In any case, Nostradamus’ fame spread quickly, and he soon found an important and suitably superstitious reader in the French court. So impressed was Catherine de Médicis, the queen of France, that she invited Nostradamus to Paris. He subsequently visited the city in mid-1556 (a trip of a month in those days) and was asked by the queen to cast the horoscopes of her sons. He seems to have remarked in guarded terms that her sons would be kings—a prediction both gratifying and not, after all, unlikely—and returned to Salon more famous still. When the French court visited southern France nearly a decade later, they made a point of visiting Nostradamus and bestowing official honors upon him.
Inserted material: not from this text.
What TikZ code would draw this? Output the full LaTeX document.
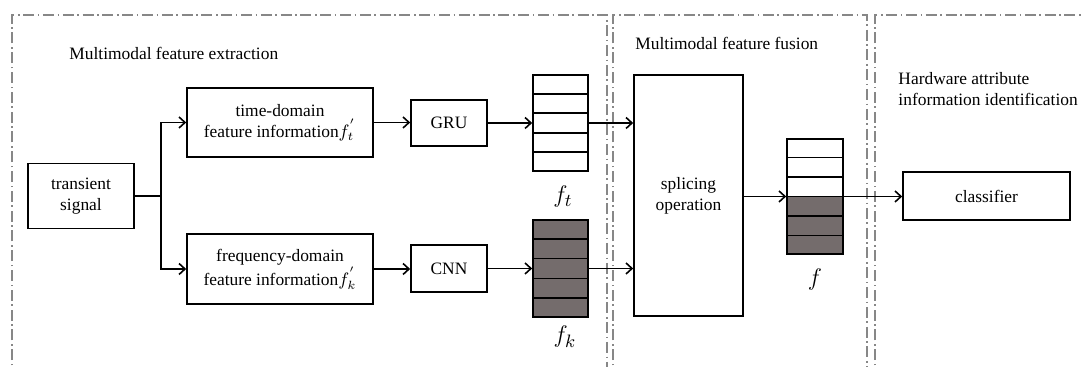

Throughout the latter part of his life, Nostradamus seems to have increased his income by money-lending, which in at least one instance had long-lasting consequences. Approached by an entrepreneur anxious to link the Rhône and Durance rivers with a canal and thus irrigate the surrounding region, Nostradamus helped finance the project, which was completed in 1559.
Nostradamus has routinely been portrayed as both an astrologer and an orthodox Catholic, roles not regarded as necessarily contradictory during his lifetime. However, a cache of letters discovered by scholar Jean Dupèbe has revealed that Nostradamus’ sympathies were Protestant—a fact that could easily have led to his execution in passionately Catholic France had the letters fallen into the wrong hands.
Nostradamus was described in his prime by an apprentice as being slightly shorter and stockier than average, heavily bearded, energetic, and short-tempered. The same source praised his quick intelligence, keen memory, and outstanding generosity, although the ascription of such qualities may strike modern readers as being somewhat generalized and formulaic. He is traditionally pictured wearing the four-cornered cap typical of a medical doctor of his time.
Nostradamus suffered from arthritis, gout, and dropsy toward the end of his life, and by 1566 was confined to his house, where he died in early July. One of his predictions had suggested that his body would be found near his bed and bench. Nostradamus had placed a bench in such a way as to help himself into bed, and he was indeed found sprawled near or upon it after death—another example of a prophecy both tantalizingly suggestive and yet far from unlikely.